Le gouvernement cubain de Raul Castro devait lancer officiellement cette semaine les procédures de suppressions de 500 000 postes du secteur public d'ici la fin du premier trimestre 2011, les départs les plus massifs depuis la Révolution de 1959 qui suscitent l'inquiétude.

«C'est certain que certaines familles seront affectées par cette mesure mais à leurs côtés sera la Révolution humaniste», a assuré l'organe officiel du Parti communiste cubain (unique), Granma.

Mais Clara, une ingénieure de 39 ans, et son mari Pedro, 42 ans, sont très inquiets de la fusion annoncée de trois entreprises dépendant du ministère des Transports où ils travaillent.

«C'est elle qui gagne le plus et si elle est congédiée, nous devrons vivre avec seulement mon salaire jusqu'à ce qu'elle trouve quelque chose», dit Pedro qui touche environ 18 dollars par mois.

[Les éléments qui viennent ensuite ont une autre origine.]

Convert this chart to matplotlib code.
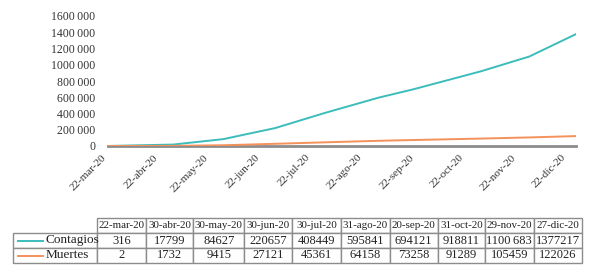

Au total, ce sont un peu plus d'un million de postes du secteur public qui doivent être supprimés au cours des trois prochaines années pour réduire les dépenses d'un État à court d'argent qui emploie actuellement 84% des cinq millions de travailleurs cubains.

Le gouvernement cubain mise sur l'intégration de 465.000 fonctionnaires au sein du secteur privé et facilitera pour ce faire l'octroi de licences pour les travailleurs indépendants, au nombre de 144.000 actuellement, dans 178 métiers et coopératives.

Pour la première fois depuis les nationalisations forcées des petits commerces en 1968, les Cubains pourront embaucher d'autres travailleurs indépendants sans lien de parenté avec eux.

Ces mesures ont été accueillies par certains Cubains comme une opportunité pour travailler à leur compte et augmenter leur niveau de vie, mais avec inquiétude par d'autres alors que le système de paiement d'impôts reste flou et que l'accès au crédit bancaire pour les particuliers est toujours à l'étude par les autorités.

«On ne parle que de ça dans les rues, les gens sont préoccupés», dit Maria, une retraitée.

Pour tenter de calmer les inquiétudes, le Syndicat unique cubain et les Comités de défense de la Révolution (CDR), une organisation civile considérée comme les «yeux et les oreilles» du régime, ont organisé des milliers de réunions à travers le pays pour tenter d'expliquer les mesures.

Des «comités d'experts», formés d'employés, ont alors été créés et ce sont eux qui doivent suggérer à l'administration les noms de ceux qui doivent être «mis en disponibilité» et qui seront annoncés lors d'une assemblée générale de l'entreprise.

«Il faut voir comment seront mises en application ces transformations: si cela se fait de façon technocratique, sans consensus réel ni tenir compte des intérêts légitimes de divers secteurs sociaux, alors cela pourrait être fatal pour le projet socialiste», estime l'intellectuel José Vidal.

Les travailleurs «mis en disponibilité», ou congédiés, recevront dans certains cas d'autres offres de travail dans le secteur public, surtout dans les secteurs de l'agriculture et de la construction qui manquent cruellement de main d'oeuvre.

Les personnes remerciées recevront un mois complet de salaire en indemnisation et pourront toucher 60% de leur salaire de base pour une période maximale de cinq mois si elles ne trouvent pas d'ici là un autre emploi.

Les autorités cubaines espèrent avec ces mesures encourager les Cubains qui travaillent sur le gigantesque marché noir à légaliser leurs activités, mais dans les faits c'est le contraire qui risque de se produire en raison des congédiements massifs, selon l'économiste dissident Oscar Espinosa.